In 1980, Deng Xiaoping publicly announced his endorsement of such policy and this officially began the enforcement of the rural reform.

== Reforms in different sectors ==

=== Institution ===
After the household responsibility system was introduced, the collective farming policy was discarded. The original collectively owned land was reassigned to two or more and their autonomy of production and operation was guaranteed. The farmers were allowed to produce by themselves and were expected to be responsible for their own earnings and losses. They were only required to submit part of the yield as taxes to the government and were entitled to sell the excess gains in the free market. Such institutional reform significantly raised their willingness to work hard and produce a greater yield. With the year of 1978 as the reference point of 100, the crop output increased from 77.10 in 1970 to 148.21 in 1987; the crop output saw an increase of 48.21% in 9 years.

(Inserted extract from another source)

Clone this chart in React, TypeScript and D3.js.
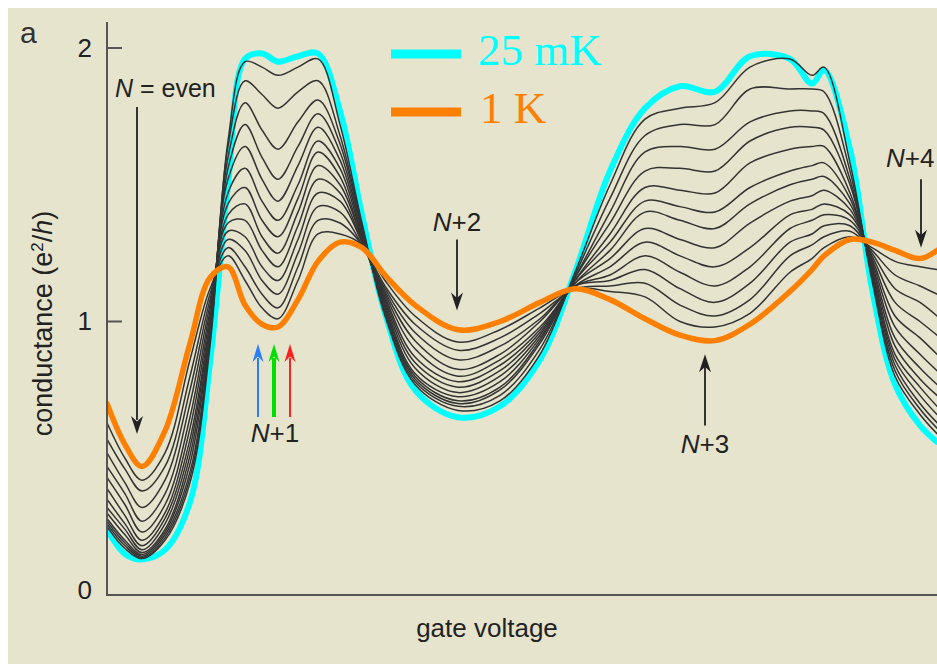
import React from "react";
import * as d3 from "d3";

// gate voltage (arbitrary units) at the sampled knots
const gateVoltage = [0, 18, 35, 58, 83, 103, 121, 138, 155, 171, 191, 211, 233, 255, 278, 308, 351, 393, 433, 468, 503, 538, 573, 608, 643, 683, 705, 717, 743, 765, 788, 813, 830];

// conductance (e^2/h) at 25 mK
const g25mK = [0.24, 0.15, 0.13, 0.165, 0.34, 0.85, 1.50, 1.96, 1.98, 1.95, 1.97, 1.98, 1.77, 1.39, 1.03, 0.75, 0.65, 0.69, 0.86, 1.18, 1.55, 1.78, 1.86, 1.84, 1.97, 1.96, 1.87, 1.92, 1.63, 1.12, 0.77, 0.62, 0.56];

// conductance at 1 K
const g1K = [0.70, 0.55, 0.47, 0.60, 0.92, 1.16, 1.20, 1.06, 0.99, 0.98, 1.08, 1.22, 1.29, 1.27, 1.17, 1.06, 0.97, 1.00, 1.07, 1.12, 1.08, 1.01, 0.95, 0.93, 0.99, 1.11, 1.19, 1.24, 1.30, 1.29, 1.26, 1.23, 1.26];

// intermediate temperatures: one row per gate-voltage knot, columns coldest -> warmest
const intermediateByKnot = [
  [0.25, 0.26, 0.27, 0.28, 0.30, 0.32, 0.35, 0.39, 0.43, 0.47, 0.52, 0.57, 0.63],
  [0.17, 0.18, 0.19, 0.20, 0.22, 0.24, 0.26, 0.29, 0.33, 0.37, 0.41, 0.46, 0.50],
  [0.133, 0.137, 0.142, 0.148, 0.155, 0.165, 0.18, 0.20, 0.23, 0.27, 0.32, 0.38, 0.42],
  [0.20, 0.21, 0.22, 0.23, 0.24, 0.26, 0.28, 0.30, 0.33, 0.37, 0.42, 0.47, 0.52],
  [0.41, 0.43, 0.45, 0.48, 0.51, 0.54, 0.57, 0.61, 0.65, 0.70, 0.75, 0.80, 0.86],
  [0.91, 0.93, 0.94, 0.96, 0.97, 0.99, 1.00, 1.02, 1.04, 1.06, 1.08, 1.10, 1.12],
  [1.66, 1.64, 1.60, 1.56, 1.52, 1.47, 1.43, 1.39, 1.36, 1.33, 1.30, 1.27, 1.24],
  [1.95, 1.88, 1.80, 1.72, 1.64, 1.56, 1.49, 1.43, 1.37, 1.31, 1.26, 1.20, 1.15],
  [1.93, 1.83, 1.70, 1.60, 1.52, 1.44, 1.37, 1.31, 1.26, 1.20, 1.15, 1.10, 1.05],
  [1.90, 1.78, 1.63, 1.52, 1.44, 1.37, 1.31, 1.25, 1.20, 1.15, 1.10, 1.05, 1.01],
  [1.93, 1.84, 1.73, 1.64, 1.57, 1.50, 1.45, 1.40, 1.35, 1.30, 1.25, 1.20, 1.15],
  [1.96, 1.88, 1.81, 1.76, 1.71, 1.66, 1.62, 1.57, 1.52, 1.47, 1.42, 1.37, 1.32],
  [1.72, 1.68, 1.65, 1.62, 1.59, 1.56, 1.53, 1.50, 1.47, 1.44, 1.40, 1.36, 1.32],
  [1.36, 1.35, 1.34, 1.33, 1.32, 1.31, 1.30, 1.30, 1.29, 1.29, 1.28, 1.28, 1.28],
  [1.02, 1.03, 1.04, 1.05, 1.06, 1.07, 1.08, 1.09, 1.10, 1.11, 1.12, 1.13, 1.15],
  [0.77, 0.78, 0.79, 0.80, 0.81, 0.83, 0.85, 0.87, 0.90, 0.93, 0.96, 0.99, 1.02],
  [0.675, 0.69, 0.70, 0.71, 0.725, 0.74, 0.76, 0.78, 0.80, 0.825, 0.86, 0.895, 0.925],
  [0.71, 0.73, 0.75, 0.76, 0.78, 0.80, 0.82, 0.84, 0.86, 0.88, 0.91, 0.94, 0.97],
  [0.88, 0.90, 0.92, 0.93, 0.94, 0.95, 0.96, 0.97, 0.98, 1.00, 1.01, 1.03, 1.05],
  [1.18, 1.17, 1.16, 1.16, 1.15, 1.15, 1.14, 1.14, 1.13, 1.13, 1.13, 1.12, 1.12],
  [1.50, 1.45, 1.40, 1.36, 1.32, 1.29, 1.26, 1.23, 1.20, 1.17, 1.15, 1.13, 1.11],
  [1.74, 1.68, 1.62, 1.55, 1.49, 1.44, 1.40, 1.34, 1.29, 1.24, 1.19, 1.14, 1.09],
  [1.78, 1.72, 1.64, 1.56, 1.48, 1.42, 1.37, 1.30, 1.24, 1.18, 1.12, 1.06, 1.00],
  [1.80, 1.72, 1.63, 1.55, 1.47, 1.40, 1.34, 1.27, 1.20, 1.13, 1.07, 1.02, 0.98],
  [1.93, 1.85, 1.73, 1.66, 1.58, 1.49, 1.43, 1.36, 1.27, 1.20, 1.14, 1.08, 1.03],
  [1.96, 1.85, 1.77, 1.71, 1.63, 1.55, 1.50, 1.44, 1.39, 1.34, 1.29, 1.24, 1.18],
  [1.90, 1.85, 1.77, 1.71, 1.64, 1.57, 1.52, 1.46, 1.41, 1.37, 1.32, 1.28, 1.23],
  [1.93, 1.84, 1.76, 1.70, 1.64, 1.58, 1.53, 1.48, 1.43, 1.39, 1.35, 1.31, 1.27],
  [1.58, 1.55, 1.52, 1.50, 1.47, 1.45, 1.43, 1.41, 1.39, 1.37, 1.35, 1.33, 1.31],
  [1.15, 1.16, 1.17, 1.18, 1.19, 1.20, 1.21, 1.22, 1.23, 1.24, 1.25, 1.26, 1.27],
  [0.80, 0.82, 0.84, 0.86, 0.88, 0.91, 0.94, 0.98, 1.02, 1.07, 1.12, 1.17, 1.22],
  [0.66, 0.68, 0.70, 0.73, 0.76, 0.79, 0.83, 0.88, 0.94, 1.00, 1.07, 1.13, 1.20],
  [0.59, 0.61, 0.63, 0.66, 0.69, 0.73, 0.77, 0.82, 0.88, 0.95, 1.02, 1.10, 1.19],
];

const yTicks = [0, 1, 2];
const legendLabels = ["25 mK", "1 K"];

// annotations: label, gate voltage, text position (conductance), arrow from / to
const annotations = [
  { label: "+2", gv: 350, textG: 1.33, from: 1.30, to: 1.04, anchor: "middle", dx: 0 },
  { label: "+3", gv: 598, textG: 0.52, from: 0.62, to: 0.88, anchor: "middle", dx: 0 },
  { label: "+4", gv: 814, textG: 1.565, from: 1.52, to: 1.27, anchor: "start", dx: -35 },
];
const nPlus1Arrows = [
  { gv: 151, color: "#2a7dff", w: 2 },
  { gv: 167, color: "#00e000", w: 4 },
  { gv: 183, color: "#ff2020", w: 2 },
];

const W = 937;
const H = 664;
const left = 107;
const right = 937;
const bottom = 595;

const FONT = "'Liberation Sans', Arial, sans-serif";

function arrowHead(x: number, yTip: number, dir: number, w = 12, len = 18, fill = "#222") {
  // dir = 1 pointing down, -1 pointing up
  const back = yTip - dir * len;
  const notch = yTip - dir * len * 0.7;
  const d = `M${x},${yTip} L${x - w / 2},${back} L${x},${notch} L${x + w / 2},${back} Z`;
  return <path d={d} fill={fill} />;
}

export default function App() {
  const x = d3.scaleLinear().domain([0, 830]).range([left, right]);
  const y = d3.scaleLinear().domain([0, 2]).range([bottom, 48]);

  const line = d3
    .line<number>()
    .x((_, i) => x(gateVoltage[i]))
    .y((d) => y(d))
    .curve(d3.curveCatmullRom.alpha(0.5));

  const intermediate = d3.transpose<number>(intermediateByKnot);

  return (
    <svg
      width={W}
      height={H}
      style={{ position: "absolute", left: 0, top: 0, display: "block" }}
    >
      <rect x={0} y={0} width={W} height={H} fill="#ffffff" />
      <rect x={8} y={8} width={W - 8} height={H - 8} fill="#e6e4cd" />
      <defs>
        <clipPath id="plot">
          <rect x={left} y={10} width={right - left} height={bottom - 10} />
        </clipPath>
      </defs>

      {/* curves */}
      <g clipPath="url(#plot)" fill="none" strokeLinejoin="round" strokeLinecap="round">
        <path d={line(g25mK) || ""} stroke="#00ffff" strokeWidth={6} />
        {intermediate.map((s, i) => (
          <path key={i} d={line(s) || ""} stroke="#333333" strokeWidth={1.5} />
        ))}
        <path d={line(g1K) || ""} stroke="#ff8000" strokeWidth={5.5} />
      </g>

      {/* axes */}
      <line x1={left} x2={left} y1={22} y2={bottom + 1} stroke="#555" strokeWidth={2} />
      <line x1={left - 1} x2={right} y1={bottom} y2={bottom} stroke="#555" strokeWidth={2} />
      {yTicks.map((t) => (
        <g key={t}>
          {t > 0 && (
            <line x1={left} x2={left + 15} y1={y(t)} y2={y(t)} stroke="#555" strokeWidth={2} />
          )}
          <text
            x={92}
            y={t === 0 ? y(t) - 3 : y(t) + 2}
            textAnchor="end"
            dominantBaseline="middle"
            fontFamily={FONT}
            fontSize={26}
            fill="#222"
          >
            {t}
          </text>
        </g>
      ))}

      <text x={20} y={43} fontFamily={FONT} fontSize={30} fill="#333">
        a
      </text>

      <text
        transform={`translate(52,${y(1) + 2}) rotate(-90)`}
        textAnchor="middle"
        fontFamily={FONT}
        fontSize={27}
        fill="#222"
      >
        conductance (e
        <tspan dy={-9} fontSize={17}>
          2
        </tspan>
        <tspan dy={9}>/</tspan>
        <tspan fontStyle="italic">h</tspan>)
      </text>

      <text
        x={487}
        y={637}
        textAnchor="middle"
        fontFamily={FONT}
        fontSize={26}
        fill="#222"
      >
        gate voltage
      </text>

      {/* legend */}
      <line x1={391} x2={461} y1={54} y2={54} stroke="#00ffff" strokeWidth={9} />
      <text x={478} y={65} fontFamily="'Liberation Serif', 'Times New Roman', serif" fontSize={45} fill="#00ffff">
        {legendLabels[0]}
      </text>
      <line x1={391} x2={461} y1={112} y2={112} stroke="#ff8000" strokeWidth={9} />
      <text x={480} y={123} fontFamily="'Liberation Serif', 'Times New Roman', serif" fontSize={45} fill="#ff8000">
        {legendLabels[1]}
      </text>

      {/* N = even */}
      <text x={115} y={97} fontFamily={FONT} fontSize={25} fill="#222">
        <tspan fontStyle="italic">N</tspan> = even
      </text>
      <line x1={x(30)} x2={x(30)} y1={107} y2={420} stroke="#333" strokeWidth={2} />
      {arrowHead(x(30), 434, 1)}

      {/* N+1 coloured arrows */}
      {nPlus1Arrows.map((a, i) => (
        <g key={i}>
          <line x1={x(a.gv)} x2={x(a.gv)} y1={417} y2={358} stroke={a.color} strokeWidth={a.w} />
          {arrowHead(x(a.gv), 344, -1, 11, 18, a.color)}
        </g>
      ))}
      <text x={x(168)} y={442} textAnchor="middle" fontFamily={FONT} fontSize={26} fill="#222">
        <tspan fontStyle="italic">N</tspan>+1
      </text>

      {annotations.map((a, i) => {
        const ax = x(a.gv);
        const dir = a.to < a.from ? 1 : -1;
        const tipY = y(a.to);
        return (
          <g key={i}>
            <text
              x={ax + a.dx}
              y={y(a.textG)}
              textAnchor={a.anchor}
              fontFamily={FONT}
              fontSize={26}
              fill="#222"
            >
              <tspan fontStyle="italic">N</tspan>
              {a.label}
            </text>
            <line x1={ax} x2={ax} y1={y(a.from)} y2={tipY - dir * 12} stroke="#333" strokeWidth={2} />
            {arrowHead(ax, tipY, dir)}
          </g>
        );
      })}
    </svg>
  );
}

=== Market and planning ===
As the total crop output increased, there was an excess of grains. This excess decreased the market price of the products. Consequently, the government encouraged farmers in grain-sufficient areas to invest in cash crops such as cotton and sugarcane. The area devoted to cash crops increased from 9.6% in 1978 to 13.4% in 1984; a 41.6% increase. The government also encouraged the development of township enterprises that emphasized branding and developing special features. Villages and towns discovered their advantages and focused on specialization in producing specific products. The increase in capital and the use of chemical fertilizers indicated the prevalence of commercialization and agricultural mechanization, which also explains the gradual decrease in farm labor after 1984. As the agricultural production line was increasingly automated, the excess farming labor was released from the rural area into the city to aid in urban development.

== Solution ==
The pragmatic modernists reformed the Chinese economy to guarantee an outflow of surplus value from agriculture to finance the modernization of industry and expansion and modernization of infrastructure (mostly in urban areas). Today and for the entire reform era, the percentage of social investment going to agriculture has been a fraction of the amount of surplus generated in that sector (and less than 2% of the total). According to Fang Gang, writing in the China Rural Survey, "If agriculture's share of national investment were to be brought in line with its share of national income, farm investment would have to rise to over 300 billion yuan (at 1994 prices), or to ten times its current level." In order to raise agricultural productivity surplus investments would be required to be made to improve agriculture from presumably from industry, but the result would be a slowdown in the modernization of industry (with the concomitant slowdown in productivity improvements and "competitiveness" in that sector). Trade related competition will take its toll, either in agriculture or industry or both.